I heard the other day that text books mentioning evolution were banned from Texas schools.  There is little doubt or discussion that this has to do with people’s unwillingness to allow any competition to the creation story in Genesis.  I could do some ranting about a terrible lack of understanding about the Bible’s intent.  An explanation of ‘How’ was not its purpose.  The identification of ‘Who’ was.  Nuff said.

 

But an even more basic discussion is about evolution.  Most consider uniformity the rule.  What is happening now will continue with small changes toward some evident result.  But such has as little to do with evolution as a six day agenda has to do with the Bible’s story of creation.  Evolution has to do with moments of change, sudden jumps and starts, unforeseen lightning strikes pulling forward  unappreciated strengths, altering species’ destinies.  Such a mechanism more closely resembles miracles than it does some ‘natural’ law.  It demands that we pay attention to the meek, the ones who are not dominant, who are not powerful according to the world’s definitions.  Gee, I’ve heard someone else talk like that.  Some guy who was giving a sermon on a hill in a back woods place called Galilee.  Taking all of that into account, I’m more comfortable with evolution than uniformity’s stolid unwillingness to confront God’s and nature’s obvious preferences.  Texas, put that in your pipe and smoke it.    

Omen


 

 

At that time in the morning, we were little more than groggy.  The mug of latte consumed during the walk in the cemetery is designed to peel the veils from the eyes and allow the morning sun into the shaded senses.  We were on the gravel, under the trees that line the road when the hawk squeaked twice and lifted across our path, up into the lower branches to the southwest.  He sat there, looking at us, intruders stopped, stunned by his short flight. 
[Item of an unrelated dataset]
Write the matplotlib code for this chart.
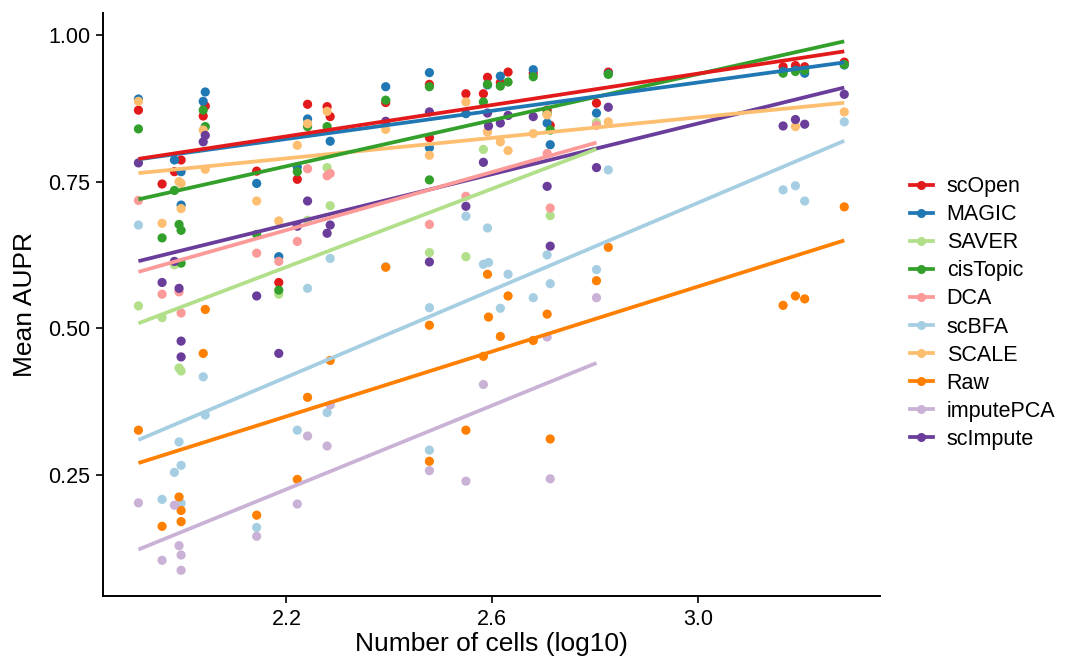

I broke the silence with a diagnosis.  “It’s an omen.”  “An omen of what?”  A good question, but one that meant nothing to the teen aged red tail up in the tree.  Omens aren’t pointers toward some specific bit of our normality.  We’re going to run out of gas.  The guests are going to be late.   Omens are rumblings, touches of that which is beyond us, outside our cause and effect universe.  They express relationships that dance at the edges of our small vision.  They shimmer.  Reading omens seems so silly, so non-evidential.  What would CSI think? There’s a fallacy pointing to this weak way of thinking.  But there sat the hawk.  I wonder if he knew what he meant to us.  I wonder.

Sunday, November 10, 2013

Ghost in the Machine

I have a new computer.  Do you ever wonder if there is a mind inside the machine you're blithely using?  Is it listening to what you're trying to say?  Does it watch what you're trying to design?  Does it smirk at the silliness, the fallacies, the redundancies, the unsupported inferences leading you out of the present tenses toward plans and supposed understandings and opinions?  Or is it a complicated shovel, a lawn mower with many attachments?

I never do that.

I'm pretty sure this is a female.  Shirley or Rhonda.  She doesn't talk much, yet.